«Fashion victims»
La veleta | Teodoro León Gross
La repercusión del reportaje mediocre del Frankfurter Allgemeine sobre las ministras «maniquíes» sólo demuestra una cosa: la tendencia de la clase política a enredarse en debates bobos, a pisar hasta el último charco. En lugar de despachar el caso con un «¡bah, es un texto más rancio que las figuras de Lladró!», otra vez se han parapetado tras la letanía del machismo con la retórica altisonante de la indignación, ese tono entre Echegaray y La Veneno.
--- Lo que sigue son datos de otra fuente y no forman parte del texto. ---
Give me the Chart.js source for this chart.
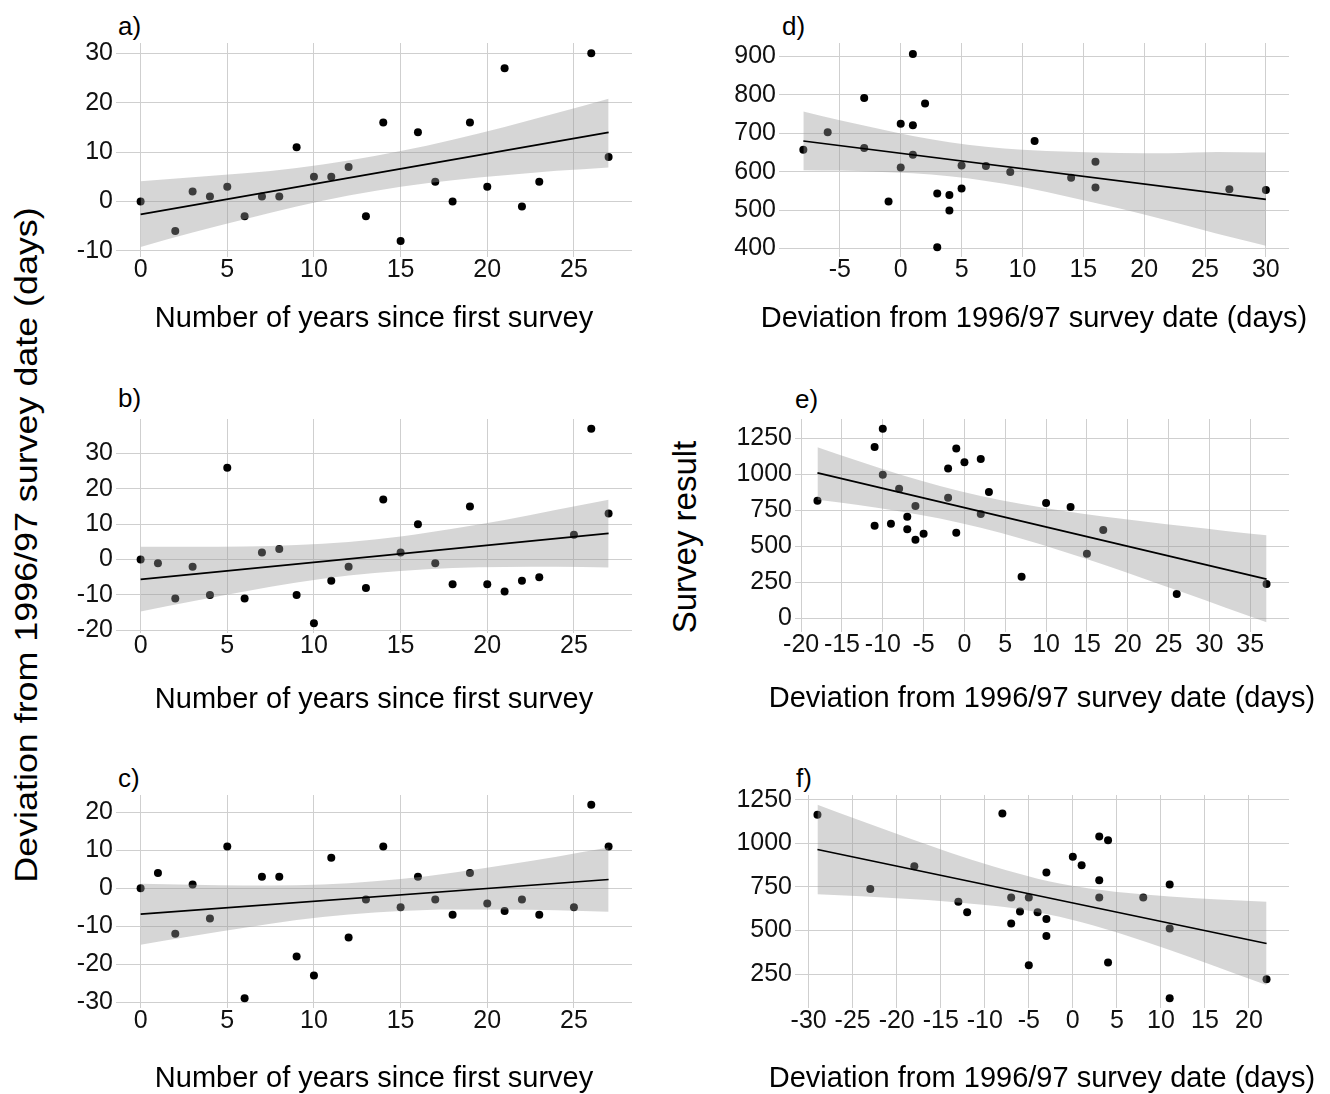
<!DOCTYPE html>
<html>
<head>
<meta charset="utf-8">
<script src="https://cdn.jsdelivr.net/npm/chart.js@4.4.1/dist/chart.umd.min.js"></script>
<style>
  body { margin: 0; background: #fff; }
  #fig { position: relative; width: 1330px; height: 1094px; overflow: hidden;
         font-family: "Liberation Sans", Arial, sans-serif; color: #000; }
  #fig canvas { position: absolute; }
  .lab { position: absolute; font-size: 26px; line-height: 26px; white-space: nowrap; }
  .ytitle { position: absolute; white-space: nowrap; text-align: center; }
</style>
</head>
<body>
<div id="fig">
  <div class="lab" style="left:118px; top:13px;">a)</div>
  <div class="lab" style="left:118px; top:385px;">b)</div>
  <div class="lab" style="left:118px; top:765px;">c)</div>
  <div class="lab" style="left:782px; top:13px;">d)</div>
  <div class="lab" style="left:795px; top:386px;">e)</div>
  <div class="lab" style="left:796px; top:765px;">f)</div>
  <div class="ytitle" style="font-size:32px; width:700px; height:40px; line-height:40px; left:-324px; top:525px; transform:rotate(-90deg) scaleX(1.12);">Deviation from 1996/97 survey date (days)</div>
  <div class="ytitle" style="font-size:33px; width:300px; height:40px; line-height:40px; left:535px; top:517px; transform:rotate(-90deg);">Survey result</div>
</div>
<script>
// a) years since first survey vs deviation (days)
const aYears = [0, 2, 3, 4, 5, 6, 7, 8, 9, 10, 11, 12, 13, 14, 15, 16, 17, 18, 19, 20, 21, 22, 23, 26, 27];
const aDev = [0, -6, 2, 1, 3, -3, 1, 1, 11, 5, 5, 7, -3, 16, -8, 14, 4, 0, 16, 3, 27, -1, 4, 30, 9];
const aBandX = [0, 3, 6, 9, 12, 15, 18, 21, 24, 27];
const aBandLow = [-9.2, -6.3, -3.6, -1.0, 1.2, 3.0, 4.3, 5.3, 6.2, 6.9];
const aBandHigh = [4.1, 4.9, 5.7, 6.8, 8.3, 10.2, 12.5, 15.1, 17.9, 20.8];
const aFitX = [0, 27];
const aFitY = [-2.6, 14.0];

// b)
const bYears = [0, 1, 2, 3, 4, 5, 6, 7, 8, 9, 10, 11, 12, 13, 14, 15, 16, 17, 18, 19, 20, 21, 22, 23, 25, 26, 27];
const bDev = [0, -1, -11, -2, -10, 26, -11, 2, 3, -10, -18, -6, -2, -8, 17, 2, 10, -1, -7, 15, -7, -9, -6, -5, 7, 37, 13];
const bBandX = [0, 3, 6, 9, 12, 15, 18, 21, 24, 27];
const bBandLow = [-14.7, -11.8, -9.0, -6.5, -4.5, -3.2, -2.4, -2.1, -2.0, -2.2];
const bBandHigh = [3.6, 3.6, 3.7, 4.1, 5.0, 6.5, 8.7, 11.2, 14.1, 16.9];
const bFitX = [0, 27];
const bFitY = [-5.6, 7.4];

// c)
const cYears = [0, 1, 2, 3, 4, 5, 6, 7, 8, 9, 10, 11, 12, 13, 14, 15, 16, 17, 18, 19, 20, 21, 22, 23, 25, 26, 27];
const cDev = [0, 4, -12, 1, -8, 11, -29, 3, 3, -18, -23, 8, -13, -3, 11, -5, 3, -3, -7, 4, -4, -6, -3, -7, -5, 22, 11];
const cBandX = [0, 3, 6, 9, 12, 15, 18, 21, 24, 27];
const cBandLow = [-14.9, -12.6, -10.4, -8.4, -6.9, -6.0, -5.6, -5.6, -5.8, -6.2];
const cBandHigh = [1.2, 0.9, 0.7, 0.8, 1.3, 2.4, 4.1, 6.1, 8.3, 10.7];
const cFitX = [0, 27];
const cFitY = [-6.8, 2.3];

// d) deviation from 1996/97 date vs survey result
const dDays = [-8, -6, -3, -3, -1, 0, 0, 1, 1, 1, 2, 3, 3, 4, 4, 5, 5, 7, 9, 11, 14, 16, 16, 27, 30];
const dResult = [657, 703, 792, 662, 522, 725, 611, 907, 721, 644, 778, 543, 403, 539, 499, 616, 556, 615, 599, 680, 584, 626, 559, 554, 552];
const dBandX = [-8, -5, -2, 1, 4, 7, 10, 14, 18, 22, 26, 30];
const dBandLow = [604, 603, 600, 596, 588, 576, 560, 533, 504, 472, 438, 407];
const dBandHigh = [757, 734, 713, 693, 677, 665, 657, 652, 649, 648, 651, 650];
const dFitX = [-8, 30];
const dFitY = [680, 528];

// e)
const eDays = [-18, -11, -11, -10, -10, -9, -8, -7, -7, -6, -6, -5, -2, -2, -1, -1, 0, 2, 2, 3, 7, 10, 13, 15, 17, 26, 37];
const eResult = [815, 1187, 641, 1315, 995, 655, 898, 704, 616, 778, 544, 586, 1039, 836, 1178, 593, 1081, 1104, 722, 875, 287, 799, 771, 447, 611, 167, 236];
const eBandX = [-18, -13, -8, -3, 2, 7, 12, 17, 22, 27, 32, 37];
const eBandLow = [822, 785, 742, 691, 627, 551, 464, 371, 273, 173, 72, -30];
const eBandHigh = [1185, 1090, 999, 917, 848, 791, 745, 705, 670, 637, 605, 574];
const eFitX = [-18, 37];
const eFitY = [1008, 270];

// f)
const fDays = [-29, -23, -18, -13, -12, -8, -7, -7, -6, -5, -5, -4, -3, -3, -3, 0, 1, 3, 3, 3, 4, 4, 8, 11, 11, 11, 22];
const fResult = [1164, 737, 868, 664, 605, 1170, 689, 540, 609, 689, 300, 605, 832, 565, 468, 922, 874, 1038, 788, 689, 1017, 317, 689, 763, 511, 111, 221];
const fBandX = [-29, -24, -19, -14, -9, -4, 1, 6, 11, 16, 22];
const fBandLow = [708, 696, 682, 665, 641, 604, 547, 473, 388, 298, 187];
const fBandHigh = [1221, 1127, 1036, 947, 866, 797, 748, 716, 695, 679, 664];
const fFitX = [-29, 22];
const fFitY = [964, 425];

// Tick labels
const yearTicks = [0, 5, 10, 15, 20, 25];
const aYTicks = [-10, 0, 10, 20, 30];
const bYTicks = [-20, -10, 0, 10, 20, 30];
const cYTicks = [-30, -20, -10, 0, 10, 20];
const dXTicks = [-5, 0, 5, 10, 15, 20, 25, 30];
const dYTicks = [400, 500, 600, 700, 800, 900];
const eXTicks = [-20, -15, -10, -5, 0, 5, 10, 15, 20, 25, 30, 35];
const eYTicks = [0, 250, 500, 750, 1000, 1250];
const fXTicks = [-30, -25, -20, -15, -10, -5, 0, 5, 10, 15, 20];
const fYTicks = [250, 500, 750, 1000, 1250];

const yearsTitle = "Number of years since first survey";
const daysTitle = "Deviation from 1996/97 survey date (days)";

const fontFamily = "'Liberation Sans', Arial, sans-serif";
Chart.defaults.font.family = fontFamily;
Chart.defaults.color = "#000";

const fig = document.querySelector("#fig");
const gridColor = "#cfcfcf";
const bandColor = "rgba(153,153,153,0.4)";
const yAxisW = 100;
const padTop = 8;

// x-axis title drawn centred under the plot, at full width (no squeezing)
const xTitlePlugin = {
  id: "xTitle",
  afterDraw(chart, args, opts) {
    const { ctx, chartArea } = chart;
    ctx.save();
    ctx.font = opts.size + "px " + fontFamily;
    ctx.fillStyle = "#000";
    ctx.textAlign = "center";
    ctx.textBaseline = "alphabetic";
    ctx.fillText(opts.text, (chartArea.left + chartArea.right) / 2, chartArea.bottom + opts.gap);
    ctx.restore();
  },
};

const toXY = (xs, ys) => xs.map((x, i) => ({ x: x, y: ys[i] }));
const plainTick = (v) => String(v);

// Build one panel; box is the plot area in page pixels
const makePanel = (p) => {
  const xAxisH = p.titleGap + 10;
  const canvas = document.createElement("canvas");
  const w = p.box.R - p.box.L + yAxisW + p.padRight;
  const h = p.box.B - p.box.T + padTop + xAxisH;
  canvas.width = w;
  canvas.height = h;
  canvas.style.left = (p.box.L - yAxisW) + "px";
  canvas.style.top = (p.box.T - padTop) + "px";
  canvas.style.width = w + "px";
  canvas.style.height = h + "px";
  fig.appendChild(canvas);

  new Chart(canvas, {
    type: "scatter",
    plugins: [xTitlePlugin],
    data: {
      datasets: [
        {
          data: toXY(p.fitX, p.fitY),
          showLine: true,
          borderColor: "#000",
          borderWidth: 1.7,
          pointRadius: 0,
          order: 0,
        },
        {
          data: toXY(p.bandX, p.bandHigh),
          showLine: true,
          borderColor: "rgba(0,0,0,0)",
          borderWidth: 0,
          pointRadius: 0,
          cubicInterpolationMode: "monotone",
          fill: "+1",
          backgroundColor: bandColor,
          order: 1,
        },
        {
          data: toXY(p.bandX, p.bandLow),
          showLine: true,
          borderColor: "rgba(0,0,0,0)",
          borderWidth: 0,
          pointRadius: 0,
          cubicInterpolationMode: "monotone",
          fill: false,
          order: 1,
        },
        {
          data: toXY(p.x, p.y),
          pointRadius: 4,
          pointBackgroundColor: "#000",
          pointBorderWidth: 0,
          order: 2,
        },
      ],
    },
    options: {
      responsive: false,
      animation: false,
      layout: { padding: { top: padTop, right: p.padRight, left: 0, bottom: 0 } },
      plugins: {
        legend: { display: false },
        tooltip: { enabled: false },
        xTitle: { text: p.xTitle, gap: p.titleGap, size: 29 },
      },
      scales: {
        x: {
          type: "linear",
          position: "bottom",
          min: p.xMin,
          max: p.xMax,
          afterBuildTicks: (s) => { s.ticks = p.xTicks.map((v) => ({ value: v })); },
          afterFit: (s) => { s.height = xAxisH; s.paddingLeft = 0; s.paddingRight = 0; },
          grid: { color: gridColor, lineWidth: 1, drawTicks: false },
          border: { display: false },
          ticks: { font: { size: 25, lineHeight: 1 }, color: "#111", padding: 1, maxRotation: 0, autoSkip: false, callback: plainTick },
        },
        y: {
          type: "linear",
          min: p.yMin,
          max: p.yMax,
          afterBuildTicks: (s) => { s.ticks = p.yTicks.map((v) => ({ value: v })); },
          afterFit: (s) => { s.width = yAxisW; s.paddingTop = 0; s.paddingBottom = 0; },
          grid: { color: gridColor, lineWidth: 1, drawTicks: false },
          border: { display: false },
          ticks: { font: { size: 25, lineHeight: 1 }, color: "#111", padding: 3, autoSkip: false, callback: plainTick },
        },
      },
    },
  });
};

makePanel({
  box: { L: 116, R: 632, T: 43, B: 257 }, titleGap: 70, padRight: 10,
  xMin: -1.42, xMax: 28.35, yMin: -11.25, yMax: 32.1,
  xTicks: yearTicks, yTicks: aYTicks, xTitle: yearsTitle,
  x: aYears, y: aDev, bandX: aBandX, bandLow: aBandLow, bandHigh: aBandHigh, fitX: aFitX, fitY: aFitY,
});
makePanel({
  box: { L: 116, R: 632, T: 419, B: 633 }, titleGap: 75, padRight: 10,
  xMin: -1.42, xMax: 28.35, yMin: -20.75, yMax: 39.75,
  xTicks: yearTicks, yTicks: bYTicks, xTitle: yearsTitle,
  x: bYears, y: bDev, bandX: bBandX, bandLow: bBandLow, bandHigh: bBandHigh, fitX: bFitX, fitY: bFitY,
});
makePanel({
  box: { L: 116, R: 632, T: 795, B: 1008 }, titleGap: 79, padRight: 10,
  xMin: -1.42, xMax: 28.35, yMin: -31.55, yMax: 24.55,
  xTicks: yearTicks, yTicks: cYTicks, xTitle: yearsTitle,
  x: cYears, y: cDev, bandX: cBandX, bandLow: cBandLow, bandHigh: cBandHigh, fitX: cFitX, fitY: cFitY,
});
makePanel({
  box: { L: 779, R: 1289, T: 43, B: 257 }, titleGap: 70, padRight: 34,
  xMin: -10, xMax: 31.9, yMin: 377.6, yMax: 935.4,
  xTicks: dXTicks, yTicks: dYTicks, xTitle: daysTitle,
  x: dDays, y: dResult, bandX: dBandX, bandLow: dBandLow, bandHigh: dBandHigh, fitX: dFitX, fitY: dFitY,
});
makePanel({
  box: { L: 795, R: 1289, T: 419, B: 632 }, titleGap: 75, padRight: 34,
  xMin: -20.75, xMax: 39.75, yMin: -97, yMax: 1382,
  xTicks: eXTicks, yTicks: eYTicks, xTitle: daysTitle,
  x: eDays, y: eResult, bandX: eBandX, bandLow: eBandLow, bandHigh: eBandHigh, fitX: eFitX, fitY: eFitY,
});
makePanel({
  box: { L: 795, R: 1289, T: 795, B: 1008 }, titleGap: 79, padRight: 34,
  xMin: -31.55, xMax: 24.55, yMin: 55.5, yMax: 1276.5,
  xTicks: fXTicks, yTicks: fYTicks, xTitle: daysTitle,
  x: fDays, y: fResult, bandX: fBandX, bandLow: fBandLow, bandHigh: fBandHigh, fitX: fFitX, fitY: fFitY,
});
</script>
</body>
</html>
Por supuesto, en Internet han sido la comidilla, porque siempre es más divertido ocuparse de frivolidades que de asuntos serios, de chascarrillos que de teologías, como concluía la parodia del viejo Leo Rosten sobre los intelectuales en los medios; pero, hasta donde se sabe, la opinión pública suele distinguir lo que es importante. Las ministras al parecer no tanto. Y resulta fácil entender su cabreo, al menos por dos razones obvias: es un mal trago ver tus méritos plegados en una caricatura sobre tu fondo de armario; y lo peor es que, además, la caricatura sea cierta.
Nada escuece tanto como la verdad. Las ministras pueden sentirse legítimamente malparadas en ese retrato de brocha gorda, salpicado de prejuicios casposos; pero hay poco que objetar a la sátira de su -˜fashionism-™ sin parangón en Europa. De hecho, estas ministras ya se estrenaron con un posado para Vogue , así que no parece tan arbitraria la ironía de las maniquíes. A la vicepresidenta incluso le quedó el apodo demoledor de «La Fashionaria» por su dogmatismo vestido de seda. El error de las ministras ha sido no liquidar inteligentemente el caso con una sonrisa desdeñosa, sino tratar de elevarlo a una ofensa de género. Eso, más que el propio reportaje, sí que resulta ridículo. Esta no es una polémica sobre machismo y aún menos sobre moda, esa clave sociológica capaz de apasionar de Walter Benjamin a Baudrillard. Se trata de algo menor, solo «look», la obsesión de la imagen, el artificio para exhibirse, como dice Lipovetski. Esa presión está ahí. Días atrás, Esquire comparaba a Guardiola y Mourinho, pero no sus estilos de juego sino los trajes que Mou adquiere en Saville Row y Pep en Dsquared2. Nadie escapa a eso. Y resulta ridículo que las ministras esperen ser una excepción. En la sociedad de la imagen, marca mucho el «por sus ropas les conoceréis». Un clásico de la política americana sostenía que el vestuario es la fachada del individuo, y por tanto de sus ideas.
Eso parece lo que les preocupa ahora. En la euforia de 2004, podía colar lo de Vogue , pero en el pozo lóbrego de la crisis en 2010 de pronto se le han aparecido los fantasmas del despeñadero del socialismo en los ochenta con aquellos dirigentes transformistas de la «beautiful people».